Deputy Attorney General Paul McNulty briefed Judiciary Committee senators late Wednesday on alleged performance problems with the dismissed prosecutors, yet Democrats left dismayed that Justice did not provide copies of evaluation forms for the seven attorneys.

“We’re not satisfied with the answers we’ve gotten,” Sen. Charles Schumer (D-N.Y.) said yesterday. “There are too many holes in too many places.”

Schumer and Sen. Dianne Feinstein (D-Calif.), who paid public tribute to Lam yesterday upon the attorney’s formal departure, are working on a compromise with Justice so that senators can view redacted versions of the evaluations. If that effort fails, Schumer said yesterday, Democrats will subpoena the forms.

Justice continues to oppose the bill, and a senior department official said yesterday that McNulty’s hours-long briefing included an in-depth description of the evaluations.

“This sounds to me a little more like Democrats trying to play politics and use the S-word than it does trying to obtain substantive information,” the official said.

Kyl’s chief concern is the bill’s awarding of U.S. attorney appointment power to the courts if a permanent nominee is not named within 120 days, which the Arizonan believes may overstep the separation of powers. To push the administration to act quickly on openings, Kyl suggested the Senate should impose a deadline on itself.

“If it’s important to make sure the president’s got to send a nominee forward, one might also agree we should set a limit for the Senate to act on that nominee,” Kyl said.

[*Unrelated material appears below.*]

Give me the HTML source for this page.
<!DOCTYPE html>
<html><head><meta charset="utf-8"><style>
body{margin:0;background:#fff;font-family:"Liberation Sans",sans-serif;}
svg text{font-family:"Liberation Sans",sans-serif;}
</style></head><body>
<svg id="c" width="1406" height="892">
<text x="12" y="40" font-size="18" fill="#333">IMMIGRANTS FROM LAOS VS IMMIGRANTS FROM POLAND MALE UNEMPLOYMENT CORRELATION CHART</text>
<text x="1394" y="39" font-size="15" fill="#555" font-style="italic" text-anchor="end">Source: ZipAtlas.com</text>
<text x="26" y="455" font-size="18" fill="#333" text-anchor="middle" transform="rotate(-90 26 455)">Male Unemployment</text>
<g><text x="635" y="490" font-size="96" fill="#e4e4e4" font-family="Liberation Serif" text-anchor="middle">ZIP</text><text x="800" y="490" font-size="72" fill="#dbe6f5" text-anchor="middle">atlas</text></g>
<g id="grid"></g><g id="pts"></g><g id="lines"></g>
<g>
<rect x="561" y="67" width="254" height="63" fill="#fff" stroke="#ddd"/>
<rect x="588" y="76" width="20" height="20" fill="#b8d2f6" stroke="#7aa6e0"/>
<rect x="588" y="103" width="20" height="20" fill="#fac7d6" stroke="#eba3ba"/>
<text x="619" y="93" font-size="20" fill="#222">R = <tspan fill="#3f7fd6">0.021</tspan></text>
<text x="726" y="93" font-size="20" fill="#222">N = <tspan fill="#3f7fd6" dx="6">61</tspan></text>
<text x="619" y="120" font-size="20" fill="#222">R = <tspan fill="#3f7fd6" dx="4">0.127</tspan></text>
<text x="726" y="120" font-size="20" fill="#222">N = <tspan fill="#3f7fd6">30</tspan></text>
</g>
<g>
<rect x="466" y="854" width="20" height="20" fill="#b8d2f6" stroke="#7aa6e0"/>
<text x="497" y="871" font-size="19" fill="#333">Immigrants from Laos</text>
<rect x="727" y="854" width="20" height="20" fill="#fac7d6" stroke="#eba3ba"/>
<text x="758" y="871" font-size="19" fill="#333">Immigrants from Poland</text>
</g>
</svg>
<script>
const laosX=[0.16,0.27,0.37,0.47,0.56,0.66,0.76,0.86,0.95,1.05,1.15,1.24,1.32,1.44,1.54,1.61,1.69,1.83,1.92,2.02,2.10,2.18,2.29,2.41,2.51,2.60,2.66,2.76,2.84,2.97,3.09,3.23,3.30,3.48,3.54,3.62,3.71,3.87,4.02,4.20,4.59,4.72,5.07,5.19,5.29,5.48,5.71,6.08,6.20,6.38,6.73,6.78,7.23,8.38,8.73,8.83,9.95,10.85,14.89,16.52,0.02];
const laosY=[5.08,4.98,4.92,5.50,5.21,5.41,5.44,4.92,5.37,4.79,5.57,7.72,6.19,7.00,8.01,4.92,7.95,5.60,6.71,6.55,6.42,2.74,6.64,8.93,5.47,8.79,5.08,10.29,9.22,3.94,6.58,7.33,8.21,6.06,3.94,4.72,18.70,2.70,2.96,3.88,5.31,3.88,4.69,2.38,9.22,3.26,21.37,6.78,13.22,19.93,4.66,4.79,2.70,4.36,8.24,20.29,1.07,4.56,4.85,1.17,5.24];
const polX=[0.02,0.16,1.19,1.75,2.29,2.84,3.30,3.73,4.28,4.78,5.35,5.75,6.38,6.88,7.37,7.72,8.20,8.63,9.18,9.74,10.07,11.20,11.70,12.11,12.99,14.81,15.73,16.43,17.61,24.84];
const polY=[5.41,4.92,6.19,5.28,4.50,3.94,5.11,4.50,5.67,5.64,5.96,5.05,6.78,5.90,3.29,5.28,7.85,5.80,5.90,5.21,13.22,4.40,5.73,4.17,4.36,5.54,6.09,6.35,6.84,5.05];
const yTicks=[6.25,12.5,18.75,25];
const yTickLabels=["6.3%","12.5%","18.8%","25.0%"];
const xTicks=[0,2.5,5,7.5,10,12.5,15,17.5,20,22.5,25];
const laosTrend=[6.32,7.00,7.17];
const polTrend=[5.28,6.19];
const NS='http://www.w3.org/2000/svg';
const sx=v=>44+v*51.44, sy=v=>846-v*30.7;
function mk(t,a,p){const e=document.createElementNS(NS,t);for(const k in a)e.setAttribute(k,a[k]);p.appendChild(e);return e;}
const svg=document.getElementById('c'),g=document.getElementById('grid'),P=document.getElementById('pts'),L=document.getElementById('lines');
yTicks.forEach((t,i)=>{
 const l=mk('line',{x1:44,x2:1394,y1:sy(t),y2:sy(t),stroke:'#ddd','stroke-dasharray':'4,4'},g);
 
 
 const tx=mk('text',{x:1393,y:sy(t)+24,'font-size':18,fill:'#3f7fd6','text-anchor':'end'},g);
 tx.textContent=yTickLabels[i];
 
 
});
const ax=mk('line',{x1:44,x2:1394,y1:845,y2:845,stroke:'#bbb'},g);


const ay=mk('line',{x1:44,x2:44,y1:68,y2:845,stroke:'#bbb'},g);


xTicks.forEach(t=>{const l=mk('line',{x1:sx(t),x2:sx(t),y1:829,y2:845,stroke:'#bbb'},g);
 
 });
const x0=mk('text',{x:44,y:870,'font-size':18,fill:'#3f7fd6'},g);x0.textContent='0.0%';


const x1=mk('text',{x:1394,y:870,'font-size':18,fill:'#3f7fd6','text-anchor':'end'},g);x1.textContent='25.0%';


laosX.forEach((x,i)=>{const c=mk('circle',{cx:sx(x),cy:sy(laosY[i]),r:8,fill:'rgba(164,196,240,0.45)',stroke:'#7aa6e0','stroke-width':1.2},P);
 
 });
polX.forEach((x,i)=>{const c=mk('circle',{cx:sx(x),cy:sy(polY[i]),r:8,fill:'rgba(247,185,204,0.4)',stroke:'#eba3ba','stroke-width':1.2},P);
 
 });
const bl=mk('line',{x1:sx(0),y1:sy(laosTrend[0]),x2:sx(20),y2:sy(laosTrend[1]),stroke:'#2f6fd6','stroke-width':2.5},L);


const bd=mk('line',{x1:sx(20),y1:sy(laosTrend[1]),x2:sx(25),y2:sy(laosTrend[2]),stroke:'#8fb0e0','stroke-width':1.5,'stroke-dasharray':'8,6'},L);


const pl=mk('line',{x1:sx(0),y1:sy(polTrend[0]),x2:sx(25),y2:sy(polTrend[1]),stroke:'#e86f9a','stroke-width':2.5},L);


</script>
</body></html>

Before the contentious round of resignation requests began, however, 13 U.S. attorney slots were vacant with only two nominations sent to the Senate, according to Feinstein’s comments yesterday.

Sen. Arlen Specter (Pa.), Judiciary’s senior Republican and a cosponsor of the bill at issue, said keeping U.S. attorney appointment powers in the executive branch, as Kyl has offered, would not resolve the problem: “If it’s the president, that’s the same as the attorney general.”

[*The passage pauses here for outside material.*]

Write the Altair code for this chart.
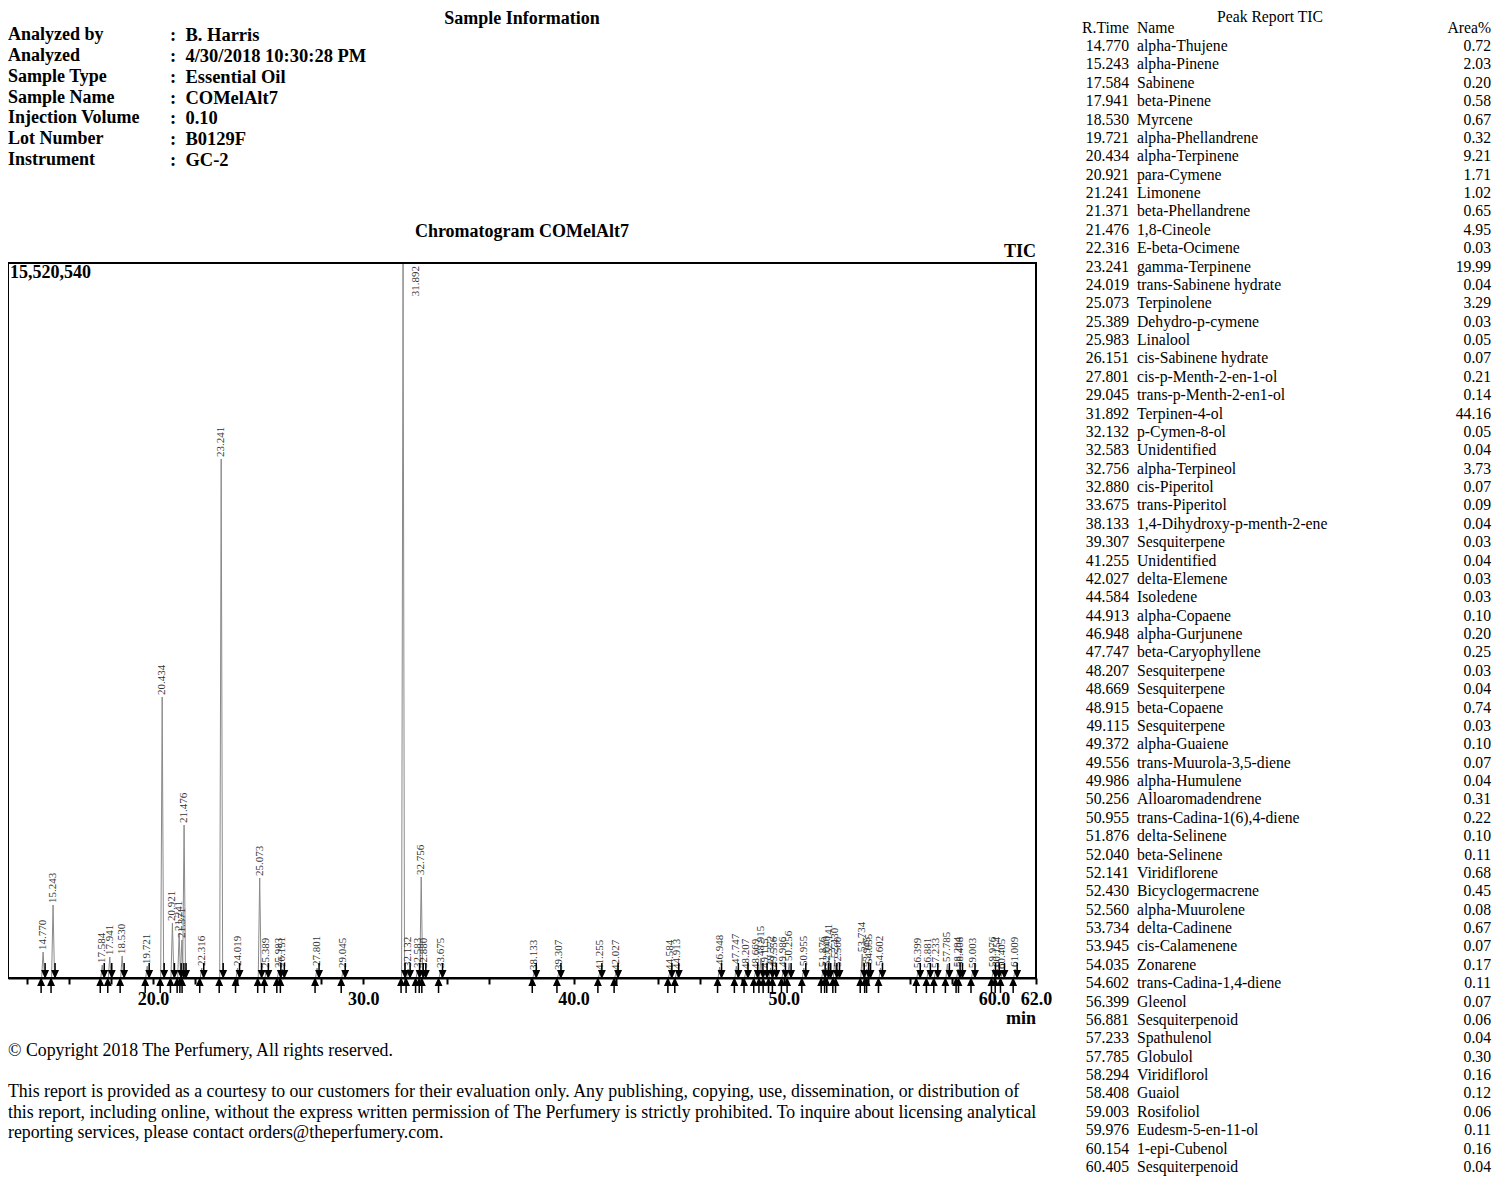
import altair as alt
import pandas as pd

SERIF = "Liberation Serif"

# ---------------- Peak report table ----------------
rt = [14.770, 15.243, 17.584, 17.941, 18.530, 19.721, 20.434, 20.921, 21.241, 21.371,
      21.476, 22.316, 23.241, 24.019, 25.073, 25.389, 25.983, 26.151, 27.801, 29.045,
      31.892, 32.132, 32.583, 32.756, 32.880, 33.675, 38.133, 39.307, 41.255, 42.027,
      44.584, 44.913, 46.948, 47.747, 48.207, 48.669, 48.915, 49.115, 49.372, 49.556,
      49.986, 50.256, 50.955, 51.876, 52.040, 52.141, 52.430, 52.560, 53.734, 53.945,
      54.035, 54.602, 56.399, 56.881, 57.233, 57.785, 58.294, 58.408, 59.003, 59.976,
      60.154, 60.405]
names = ["alpha-Thujene", "alpha-Pinene", "Sabinene", "beta-Pinene", "Myrcene",
         "alpha-Phellandrene", "alpha-Terpinene", "para-Cymene", "Limonene", "beta-Phellandrene",
         "1,8-Cineole", "E-beta-Ocimene", "gamma-Terpinene", "trans-Sabinene hydrate", "Terpinolene",
         "Dehydro-p-cymene", "Linalool", "cis-Sabinene hydrate", "cis-p-Menth-2-en-1-ol",
         "trans-p-Menth-2-en1-ol", "Terpinen-4-ol", "p-Cymen-8-ol", "Unidentified", "alpha-Terpineol",
         "cis-Piperitol", "trans-Piperitol", "1,4-Dihydroxy-p-menth-2-ene", "Sesquiterpene",
         "Unidentified", "delta-Elemene", "Isoledene", "alpha-Copaene", "alpha-Gurjunene",
         "beta-Caryophyllene", "Sesquiterpene", "Sesquiterpene", "beta-Copaene", "Sesquiterpene",
         "alpha-Guaiene", "trans-Muurola-3,5-diene", "alpha-Humulene", "Alloaromadendrene",
         "trans-Cadina-1(6),4-diene", "delta-Selinene", "beta-Selinene", "Viridiflorene",
         "Bicyclogermacrene", "alpha-Muurolene", "delta-Cadinene", "cis-Calamenene", "Zonarene",
         "trans-Cadina-1,4-diene", "Gleenol", "Sesquiterpenoid", "Spathulenol", "Globulol",
         "Viridiflorol", "Guaiol", "Rosifoliol", "Eudesm-5-en-11-ol", "1-epi-Cubenol",
         "Sesquiterpenoid"]
area = [0.72, 2.03, 0.20, 0.58, 0.67, 0.32, 9.21, 1.71, 1.02, 0.65,
        4.95, 0.03, 19.99, 0.04, 3.29, 0.03, 0.05, 0.07, 0.21, 0.14,
        44.16, 0.05, 0.04, 3.73, 0.07, 0.09, 0.04, 0.03, 0.04, 0.03,
        0.03, 0.10, 0.20, 0.25, 0.03, 0.04, 0.74, 0.03, 0.10, 0.07,
        0.04, 0.31, 0.22, 0.10, 0.11, 0.68, 0.45, 0.08, 0.67, 0.07,
        0.17, 0.11, 0.07, 0.06, 0.04, 0.30, 0.16, 0.12, 0.06, 0.11,
        0.16, 0.04]

# ---------------- Chromatogram peaks (TIC counts) ----------------
peak_rt = rt + [61.009]
peak_height = [564000, 1585000, 282000, 456000, 478000, 260000, 6100000, 1194000, 977000, 825000,
               3321000, 217000, 11266000, 217000, 2171000, 174000, 174000, 195000, 217000, 174000,
               24000000, 195000, 174000, 2192000, 174000, 174000, 130000, 130000, 130000, 130000,
               130000, 152000, 239000, 260000, 152000, 152000, 434000, 174000, 217000, 195000,
               195000, 326000, 217000, 195000, 217000, 478000, 391000, 195000, 521000, 195000,
               260000, 217000, 174000, 174000, 174000, 304000, 195000, 195000, 174000, 195000,
               195000, 152000, 195000]
Y_MAX = 15520540
X_DOM = [13.1, 62.0]
x_ticks = list(range(14, 63, 2))
x_labels = [20, 30, 40, 50, 60, 62]

info_labels = ["Analyzed by", "Analyzed", "Sample Type", "Sample Name",
               "Injection Volume", "Lot Number", "Instrument"]
info_values = ["B. Harris", "4/30/2018 10:30:28 PM", "Essential Oil", "COMelAlt7",
               "0.10", "B0129F", "GC-2"]

footer_lines = [
    "\u00a9 Copyright 2018 The Perfumery, All rights reserved.",
    "",
    "This report is provided as a courtesy to our customers for their evaluation only. Any publishing, copying, use, dissemination, or distribution of",
    "this report, including online, without the express written permission of The Perfumery is strictly prohibited. To inquire about licensing analytical",
    "reporting services, please contact orders@theperfumery.com.",
]

W, H = 1484, 1169
AXIS_Y = 970
TOP_Y = 255

# ---------------- chromatogram layers ----------------
xs = alt.Scale(domain=X_DOM, range=[0, 1028], nice=False, zero=False)
ys = alt.Scale(domain=[0, Y_MAX], range=[AXIS_Y, TOP_Y], nice=False, zero=False, clamp=True)
label_expr = f"indexof({x_labels}, datum.value) >= 0 ? format(datum.value, '.1f') : ''"
x_axis = alt.Axis(values=x_ticks, labelExpr=label_expr, offset=AXIS_Y - H, title=None,
                  grid=False, domainColor="black", domainWidth=2, tickColor="black",
                  tickWidth=2, tickSize=6, labelFont=SERIF, labelFontWeight="bold",
                  labelFontSize=18, labelColor="black", labelPadding=6,
                  labelOverlap=False, labelFlush=False, labelBound=False)


def X(field="x"):
    return alt.X(f"{field}:Q", scale=xs, axis=x_axis)


def Y(field="y"):
    return alt.Y(f"{field}:Q", scale=ys, axis=None)


tri = []
for i, (t, h) in enumerate(zip(peak_rt, peak_height)):
    for k, (dt, hh) in enumerate([(-0.07, 0), (0.0, h), (0.07, 0)]):
        tri.append({"pk": i, "k": k, "x": t + dt, "y": hh})
tri_df = pd.DataFrame(tri)
pk_df = pd.DataFrame({"x": peak_rt, "y": peak_height, "base": [0] * len(peak_rt)})

peaks = alt.Chart(tri_df).mark_line(color="#8a8a8a", strokeWidth=1).encode(
    x=X(), y=Y(), detail="pk:N", order="k:O")

peak_labels = alt.Chart(pk_df).transform_filter(alt.datum.y < Y_MAX).mark_text(
    angle=270, align="left", baseline="middle", dx=2, font=SERIF, fontSize=11,
    color="#333333").encode(x=X(), y=Y(), text=alt.Text("x:Q", format=".3f"))

clipped_labels = alt.Chart(pk_df).transform_filter(alt.datum.y >= Y_MAX).mark_text(
    angle=270, align="right", baseline="middle", dx=-3, dy=13, font=SERIF, fontSize=11,
    color="#333333").encode(x=X(), y=Y(), text=alt.Text("x:Q", format=".3f"))

DOWN = "M0,-1L0,0.1M-0.4,0.1L0.4,0.1L0,1Z"
UP = "M0,1L0,-0.1M-0.4,-0.1L0.4,-0.1L0,-1Z"
arrows_end = alt.Chart(pk_df).mark_point(
    shape=DOWN, filled=True, fill="black", stroke="black", strokeWidth=1.5, size=196,
    opacity=1, xOffset=2, yOffset=-8).encode(x=X(), y=Y("base"))
arrows_start = alt.Chart(pk_df).mark_point(
    shape=UP, filled=True, fill="black", stroke="black", strokeWidth=1.5, size=196,
    opacity=1, xOffset=-2, yOffset=8).encode(x=X(), y=Y("base"))

frame_df = pd.DataFrame({"x": [X_DOM[0]], "x2": [X_DOM[1]], "y": [0], "y2": [Y_MAX]})
frame = alt.Chart(frame_df).mark_rect(filled=False, stroke="black", strokeWidth=2).encode(
    x=X(), x2="x2:Q", y=Y(), y2="y2:Q")


def anno(x, y, text, align, dx=0, dy=0):
    df = pd.DataFrame({"x": [x], "y": [y], "t": [text]})
    return alt.Chart(df).mark_text(align=align, baseline="middle", dx=dx, dy=dy, font=SERIF,
                                   fontSize=18, fontWeight="bold", color="black").encode(
        x=X(), y=Y(), text="t:N")


chrom = alt.layer(
    peaks, frame, peak_labels, clipped_labels, arrows_end, arrows_start,
    anno(X_DOM[1], Y_MAX, "TIC", "right", dy=-11),
    anno(X_DOM[0], Y_MAX, f"{Y_MAX:,}", "left", dx=2, dy=10),
    anno(X_DOM[1], 0, "min", "right", dy=41),
    anno((X_DOM[0] + X_DOM[1]) / 2, Y_MAX, "Chromatogram COMelAlt7", "center", dy=-31),
)

# ---------------- Sample information header ----------------
info_df = pd.DataFrame({"i": list(range(len(info_labels))), "label": info_labels,
                        "value": [": \u00a0" + v for v in info_values]})
iy = alt.Y("i:Q", scale=alt.Scale(domain=[0, 6], range=[27, 152], nice=False, zero=False), axis=None)
bold_txt = dict(baseline="middle", font=SERIF, fontSize=18, fontWeight="bold", color="black")
info = alt.layer(
    alt.Chart(info_df).mark_text(align="left", **bold_txt).encode(x=alt.value(0), y=iy, text="label:N"),
    alt.Chart(info_df).mark_text(align="left", dx=0, fontSize=18.5, baseline="middle", font=SERIF,
                                 fontWeight="bold", color="black").encode(
        x=alt.value(162), y=iy, text="value:N"),
    alt.Chart(pd.DataFrame({"i": [-0.78], "t": ["Sample Information"]})).mark_text(
        align="center", **bold_txt).encode(x=alt.value(514), y=iy, text="t:N"),
)

# ---------------- Peak report table ----------------
tbl_df = pd.DataFrame({"i": list(range(len(rt))), "rt": rt, "name": names, "area": area})
ty = alt.Y("i:Q", scale=alt.Scale(domain=[0, len(rt) - 1], range=[38, 1159], nice=False, zero=False),
           axis=None)
reg_txt = dict(baseline="middle", font=SERIF, fontSize=15.7, color="black")
head_df = pd.DataFrame({"i": [-1], "a": ["R.Time"], "b": ["Name"], "c": ["Area%"]})
table = alt.layer(
    alt.Chart(tbl_df).mark_text(align="right", **reg_txt).encode(
        x=alt.value(1121), y=ty, text=alt.Text("rt:Q", format=".3f")),
    alt.Chart(tbl_df).mark_text(align="left", **reg_txt).encode(
        x=alt.value(1129), y=ty, text="name:N"),
    alt.Chart(tbl_df).mark_text(align="right", **reg_txt).encode(
        x=alt.value(1483), y=ty, text=alt.Text("area:Q", format=".2f")),
    alt.Chart(head_df).mark_text(align="right", **reg_txt).encode(x=alt.value(1121), y=ty, text="a:N"),
    alt.Chart(head_df).mark_text(align="left", **reg_txt).encode(x=alt.value(1129), y=ty, text="b:N"),
    alt.Chart(head_df).mark_text(align="right", **reg_txt).encode(x=alt.value(1483), y=ty, text="c:N"),
    alt.Chart(pd.DataFrame({"i": [-1.6], "t": ["Peak Report TIC"]})).mark_text(
        align="center", **reg_txt).encode(x=alt.value(1262), y=ty, text="t:N"),
)

# ---------------- Footer ----------------
foot_df = pd.DataFrame({"i": list(range(len(footer_lines))), "t": footer_lines})
foot_df = foot_df[foot_df["t"] != ""]
fy = alt.Y("i:Q", scale=alt.Scale(domain=[0, 4], range=[1043, 1125], nice=False, zero=False), axis=None)
footer = alt.Chart(foot_df).mark_text(align="left", baseline="middle", font=SERIF, fontSize=17.8,
                                      color="black").encode(x=alt.value(0), y=fy, text="t:N")

chart = alt.layer(chrom, info, table, footer).resolve_scale(
    x="independent", y="independent"
).properties(
    width=W, height=H, autosize=alt.AutoSizeParams(type="none"), padding=0
).configure_view(strokeWidth=0)

chart.save("out.html", embed_options={"renderer": "svg", "actions": False})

Republicans are not threatening a filibuster of the bill and recognize they could likely lose on amendments they offer, one GOP aide noted. Senate Minority Leader Mitch McConnell (R-Ky.) employed a similar tactic in delaying movement of a non-binding resolution criticizing the president’s Iraq policy, although the GOP’s preferred amendment in that case had a chance to win more votes than the Democrats’ measure.

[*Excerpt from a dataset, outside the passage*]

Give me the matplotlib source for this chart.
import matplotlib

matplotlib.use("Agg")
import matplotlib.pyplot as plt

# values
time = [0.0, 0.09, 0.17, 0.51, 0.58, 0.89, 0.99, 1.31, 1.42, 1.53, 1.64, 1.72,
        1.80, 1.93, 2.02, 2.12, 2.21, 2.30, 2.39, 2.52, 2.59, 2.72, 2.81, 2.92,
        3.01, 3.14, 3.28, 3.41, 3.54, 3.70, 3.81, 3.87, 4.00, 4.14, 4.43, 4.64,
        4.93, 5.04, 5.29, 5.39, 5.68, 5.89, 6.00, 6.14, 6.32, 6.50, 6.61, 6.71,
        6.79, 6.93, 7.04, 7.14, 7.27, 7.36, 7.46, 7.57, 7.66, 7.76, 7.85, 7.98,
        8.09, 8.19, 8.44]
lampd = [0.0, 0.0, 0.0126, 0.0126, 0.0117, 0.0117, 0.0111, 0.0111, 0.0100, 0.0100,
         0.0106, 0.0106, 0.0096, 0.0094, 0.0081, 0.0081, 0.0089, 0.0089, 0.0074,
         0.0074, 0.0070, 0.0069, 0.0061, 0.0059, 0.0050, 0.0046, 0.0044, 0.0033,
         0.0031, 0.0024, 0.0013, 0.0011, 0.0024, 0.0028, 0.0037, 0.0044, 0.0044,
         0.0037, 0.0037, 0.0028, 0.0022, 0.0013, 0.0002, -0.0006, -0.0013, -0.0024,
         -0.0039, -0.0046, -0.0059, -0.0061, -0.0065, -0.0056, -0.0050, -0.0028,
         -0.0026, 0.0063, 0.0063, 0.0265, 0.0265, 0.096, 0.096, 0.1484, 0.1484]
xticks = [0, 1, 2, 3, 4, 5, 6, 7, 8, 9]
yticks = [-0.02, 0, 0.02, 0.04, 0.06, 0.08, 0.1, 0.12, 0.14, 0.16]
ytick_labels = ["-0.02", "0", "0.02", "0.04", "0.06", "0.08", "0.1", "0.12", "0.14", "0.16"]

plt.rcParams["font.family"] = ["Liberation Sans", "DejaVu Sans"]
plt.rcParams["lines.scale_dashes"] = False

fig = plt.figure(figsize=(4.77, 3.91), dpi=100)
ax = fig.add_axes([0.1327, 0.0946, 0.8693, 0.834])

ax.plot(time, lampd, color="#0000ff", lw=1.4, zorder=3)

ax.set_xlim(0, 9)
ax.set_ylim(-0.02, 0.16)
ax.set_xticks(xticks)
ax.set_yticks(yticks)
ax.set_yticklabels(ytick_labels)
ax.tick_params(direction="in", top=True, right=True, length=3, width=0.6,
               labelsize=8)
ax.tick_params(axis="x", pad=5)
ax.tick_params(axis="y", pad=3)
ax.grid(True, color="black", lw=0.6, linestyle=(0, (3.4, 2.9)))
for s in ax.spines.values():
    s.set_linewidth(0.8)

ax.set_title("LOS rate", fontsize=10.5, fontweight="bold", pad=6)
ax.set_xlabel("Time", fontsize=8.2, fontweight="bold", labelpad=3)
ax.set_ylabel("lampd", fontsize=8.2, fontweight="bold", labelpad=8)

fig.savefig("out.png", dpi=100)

“We will continue to work to move forward on the bill after recess, including discussing possible amendments with Republicans,” one Democratic leadership aide said.

Another Democratic leadership aide also invoked the Iraq stalemate, charging Republicans with blocking oversight of the White House.

“Senate Republicans’ top priority is protecting the president and his political cronies,” the aide said. “Republicans have blocked a debate on the war in Iraq and now they are defending a law that allows good public servants to be fired and replaced with Karl Rove’s partisans.”

In the House, Democratic Caucus Chairman Rahm Emanuel (Ill.), Judiciary Committee Chairman John Conyers Jr. (D-Mich.) and senior Judiciary Democrats Howard Berman (Calif.) and Linda Sanchez (Calif.) sent a letter to Attorney General Alberto Gonzales seeking more information on Lam’s case and a date for House members to receive their own Justice briefing.

“For the Bush administration, politics comes before justice,” Emanuel said.

McConnell pointed a finger at Democrats for criticizing Justice’s actions on the prosecutors after holding up three of the department’s nominees last year, two of whom were eventually confirmed.

“Given our Democratic colleagues’ newfound affinity for the confirmation process, we hope that they will finally give [the remaining nominee] an up-or-down vote, 20 months after he was first nominated,” McConnell said in a statement.